### Plotting code records

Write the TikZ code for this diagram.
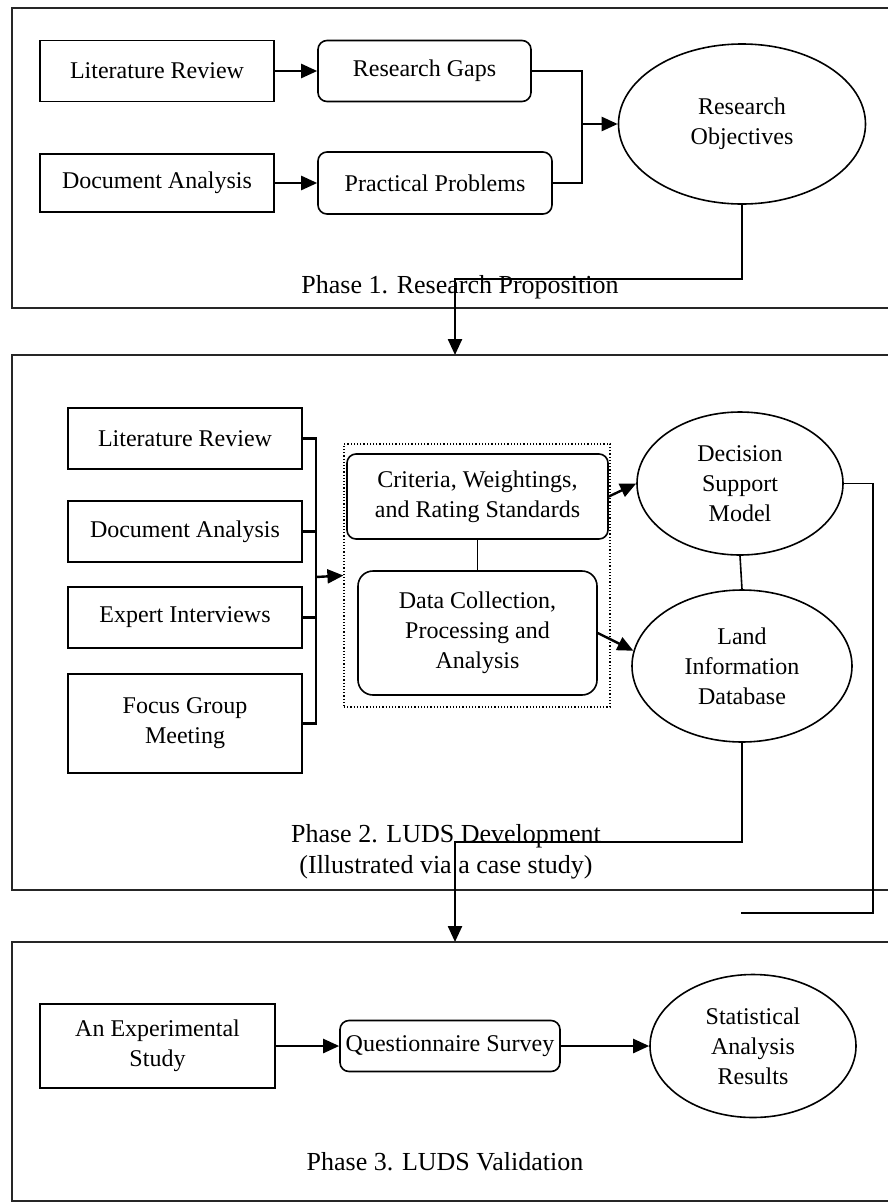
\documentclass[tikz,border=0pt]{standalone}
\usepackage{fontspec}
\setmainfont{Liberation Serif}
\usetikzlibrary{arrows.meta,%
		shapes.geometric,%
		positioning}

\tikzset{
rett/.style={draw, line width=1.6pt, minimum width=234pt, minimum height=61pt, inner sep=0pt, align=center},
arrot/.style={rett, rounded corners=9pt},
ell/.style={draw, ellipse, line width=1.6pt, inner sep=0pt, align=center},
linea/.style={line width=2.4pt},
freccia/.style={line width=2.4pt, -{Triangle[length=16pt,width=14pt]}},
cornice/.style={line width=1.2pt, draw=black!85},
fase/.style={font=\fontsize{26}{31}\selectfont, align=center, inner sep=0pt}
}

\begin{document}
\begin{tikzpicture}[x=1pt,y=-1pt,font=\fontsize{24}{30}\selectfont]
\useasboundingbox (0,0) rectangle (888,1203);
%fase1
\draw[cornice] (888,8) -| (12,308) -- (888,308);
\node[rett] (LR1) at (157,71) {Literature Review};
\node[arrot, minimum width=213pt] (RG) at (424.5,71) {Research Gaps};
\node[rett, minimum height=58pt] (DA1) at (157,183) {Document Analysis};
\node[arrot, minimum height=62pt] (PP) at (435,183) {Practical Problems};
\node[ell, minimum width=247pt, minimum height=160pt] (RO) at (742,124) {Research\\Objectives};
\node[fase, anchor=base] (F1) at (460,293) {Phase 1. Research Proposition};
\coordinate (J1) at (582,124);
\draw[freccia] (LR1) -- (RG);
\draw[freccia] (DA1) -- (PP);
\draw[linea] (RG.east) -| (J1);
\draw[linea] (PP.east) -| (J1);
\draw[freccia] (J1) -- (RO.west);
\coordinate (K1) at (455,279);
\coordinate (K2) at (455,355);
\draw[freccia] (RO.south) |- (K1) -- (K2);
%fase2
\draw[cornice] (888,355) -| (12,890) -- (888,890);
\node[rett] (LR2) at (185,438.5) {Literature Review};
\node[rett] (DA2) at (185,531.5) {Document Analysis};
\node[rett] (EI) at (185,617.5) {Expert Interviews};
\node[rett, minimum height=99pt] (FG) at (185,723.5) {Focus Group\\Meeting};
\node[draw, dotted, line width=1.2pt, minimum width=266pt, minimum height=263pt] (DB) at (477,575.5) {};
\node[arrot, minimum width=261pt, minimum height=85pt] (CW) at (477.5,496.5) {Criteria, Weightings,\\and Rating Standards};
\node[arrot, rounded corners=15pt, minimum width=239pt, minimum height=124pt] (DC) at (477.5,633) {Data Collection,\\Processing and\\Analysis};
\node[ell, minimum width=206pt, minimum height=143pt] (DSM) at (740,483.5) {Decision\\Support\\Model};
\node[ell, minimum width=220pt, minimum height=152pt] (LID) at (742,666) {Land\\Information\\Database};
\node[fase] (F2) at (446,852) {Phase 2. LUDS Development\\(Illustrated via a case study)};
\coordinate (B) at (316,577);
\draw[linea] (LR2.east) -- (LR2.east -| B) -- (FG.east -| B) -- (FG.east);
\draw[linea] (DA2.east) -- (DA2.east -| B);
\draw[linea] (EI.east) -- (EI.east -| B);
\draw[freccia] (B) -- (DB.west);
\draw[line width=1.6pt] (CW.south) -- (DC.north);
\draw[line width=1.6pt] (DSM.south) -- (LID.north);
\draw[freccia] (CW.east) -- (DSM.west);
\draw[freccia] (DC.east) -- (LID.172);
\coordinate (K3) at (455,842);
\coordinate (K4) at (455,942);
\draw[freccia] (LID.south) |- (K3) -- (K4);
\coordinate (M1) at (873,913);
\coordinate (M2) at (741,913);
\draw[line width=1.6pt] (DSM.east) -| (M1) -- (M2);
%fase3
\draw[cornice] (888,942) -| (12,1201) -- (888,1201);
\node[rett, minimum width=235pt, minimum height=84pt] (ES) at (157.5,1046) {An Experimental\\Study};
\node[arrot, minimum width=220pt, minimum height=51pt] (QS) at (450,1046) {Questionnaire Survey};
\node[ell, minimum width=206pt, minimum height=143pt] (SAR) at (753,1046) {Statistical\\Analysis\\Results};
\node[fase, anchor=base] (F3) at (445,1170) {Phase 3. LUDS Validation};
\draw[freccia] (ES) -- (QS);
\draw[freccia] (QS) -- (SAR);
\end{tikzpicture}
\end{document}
--
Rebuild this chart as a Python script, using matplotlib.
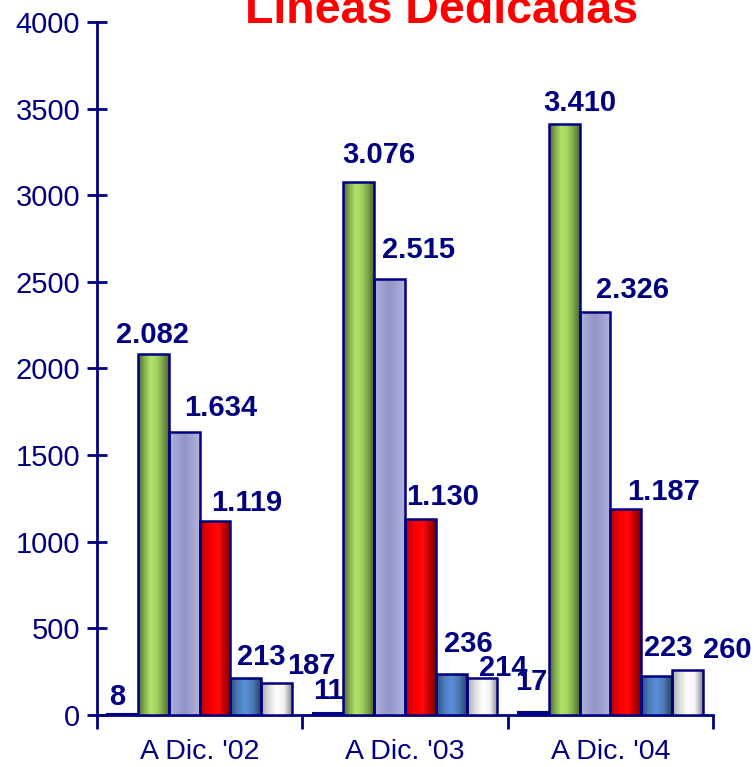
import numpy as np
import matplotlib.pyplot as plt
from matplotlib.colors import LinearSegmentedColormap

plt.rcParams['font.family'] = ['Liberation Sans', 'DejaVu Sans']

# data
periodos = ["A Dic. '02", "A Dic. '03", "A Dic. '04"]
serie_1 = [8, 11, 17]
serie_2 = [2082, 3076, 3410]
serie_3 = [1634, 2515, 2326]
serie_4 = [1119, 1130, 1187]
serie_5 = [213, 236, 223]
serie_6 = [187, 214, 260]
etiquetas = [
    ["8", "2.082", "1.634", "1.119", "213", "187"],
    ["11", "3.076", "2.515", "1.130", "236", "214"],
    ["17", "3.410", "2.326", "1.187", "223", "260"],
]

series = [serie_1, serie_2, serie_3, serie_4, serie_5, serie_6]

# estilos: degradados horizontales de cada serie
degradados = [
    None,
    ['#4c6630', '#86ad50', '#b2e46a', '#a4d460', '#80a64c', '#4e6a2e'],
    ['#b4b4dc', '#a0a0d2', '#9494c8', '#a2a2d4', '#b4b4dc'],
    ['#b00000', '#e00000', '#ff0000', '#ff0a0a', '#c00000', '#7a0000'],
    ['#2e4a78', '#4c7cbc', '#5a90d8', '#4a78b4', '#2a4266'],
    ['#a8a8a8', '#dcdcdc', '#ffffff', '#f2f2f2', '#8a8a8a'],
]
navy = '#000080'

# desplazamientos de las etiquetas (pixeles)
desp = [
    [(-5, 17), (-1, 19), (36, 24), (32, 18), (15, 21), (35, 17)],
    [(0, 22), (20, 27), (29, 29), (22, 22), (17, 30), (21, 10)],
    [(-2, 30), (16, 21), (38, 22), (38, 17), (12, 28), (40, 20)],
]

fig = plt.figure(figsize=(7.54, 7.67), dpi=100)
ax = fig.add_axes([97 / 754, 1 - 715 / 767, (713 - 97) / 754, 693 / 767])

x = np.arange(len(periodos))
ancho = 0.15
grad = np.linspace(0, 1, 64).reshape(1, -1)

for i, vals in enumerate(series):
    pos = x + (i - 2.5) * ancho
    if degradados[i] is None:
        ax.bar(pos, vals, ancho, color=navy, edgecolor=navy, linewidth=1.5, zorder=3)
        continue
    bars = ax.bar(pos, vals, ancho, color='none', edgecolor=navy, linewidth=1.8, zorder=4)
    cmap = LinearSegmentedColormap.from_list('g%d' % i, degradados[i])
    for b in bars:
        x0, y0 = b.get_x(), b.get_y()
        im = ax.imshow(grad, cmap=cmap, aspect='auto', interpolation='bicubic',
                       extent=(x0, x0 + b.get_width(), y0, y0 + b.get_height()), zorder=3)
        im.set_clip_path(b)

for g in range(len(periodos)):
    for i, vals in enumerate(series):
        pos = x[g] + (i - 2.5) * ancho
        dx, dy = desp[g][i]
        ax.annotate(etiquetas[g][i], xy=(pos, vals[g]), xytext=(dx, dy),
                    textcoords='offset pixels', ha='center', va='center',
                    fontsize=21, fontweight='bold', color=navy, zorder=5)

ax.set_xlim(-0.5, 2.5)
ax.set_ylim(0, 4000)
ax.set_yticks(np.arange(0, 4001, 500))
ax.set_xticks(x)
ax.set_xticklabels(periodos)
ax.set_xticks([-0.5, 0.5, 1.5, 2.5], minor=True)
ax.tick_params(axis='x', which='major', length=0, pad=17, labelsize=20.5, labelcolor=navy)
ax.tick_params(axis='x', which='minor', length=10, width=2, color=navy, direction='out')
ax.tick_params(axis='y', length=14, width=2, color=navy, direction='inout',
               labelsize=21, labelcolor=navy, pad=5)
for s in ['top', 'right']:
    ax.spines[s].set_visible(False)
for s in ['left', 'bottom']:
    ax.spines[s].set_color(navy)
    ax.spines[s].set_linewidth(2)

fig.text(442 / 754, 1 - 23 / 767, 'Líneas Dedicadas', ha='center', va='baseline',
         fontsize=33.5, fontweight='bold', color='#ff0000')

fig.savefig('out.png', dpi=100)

### Stated task
Leave out the pictures, and copy only the lines from the one holding "Rebuild this chart" through the one holding "series = [serie_1, serie_2, serie_3, serie_4, serie_5, serie_6]", exactly as written.

### Expected answer
Rebuild this chart as a Python script, using matplotlib.
import numpy as np
import matplotlib.pyplot as plt
from matplotlib.colors import LinearSegmentedColormap

plt.rcParams['font.family'] = ['Liberation Sans', 'DejaVu Sans']

# data
periodos = ["A Dic. '02", "A Dic. '03", "A Dic. '04"]
serie_1 = [8, 11, 17]
serie_2 = [2082, 3076, 3410]
serie_3 = [1634, 2515, 2326]
serie_4 = [1119, 1130, 1187]
serie_5 = [213, 236, 223]
serie_6 = [187, 214, 260]
etiquetas = [
    ["8", "2.082", "1.634", "1.119", "213", "187"],
    ["11", "3.076", "2.515", "1.130", "236", "214"],
    ["17", "3.410", "2.326", "1.187", "223", "260"],
]

series = [serie_1, serie_2, serie_3, serie_4, serie_5, serie_6]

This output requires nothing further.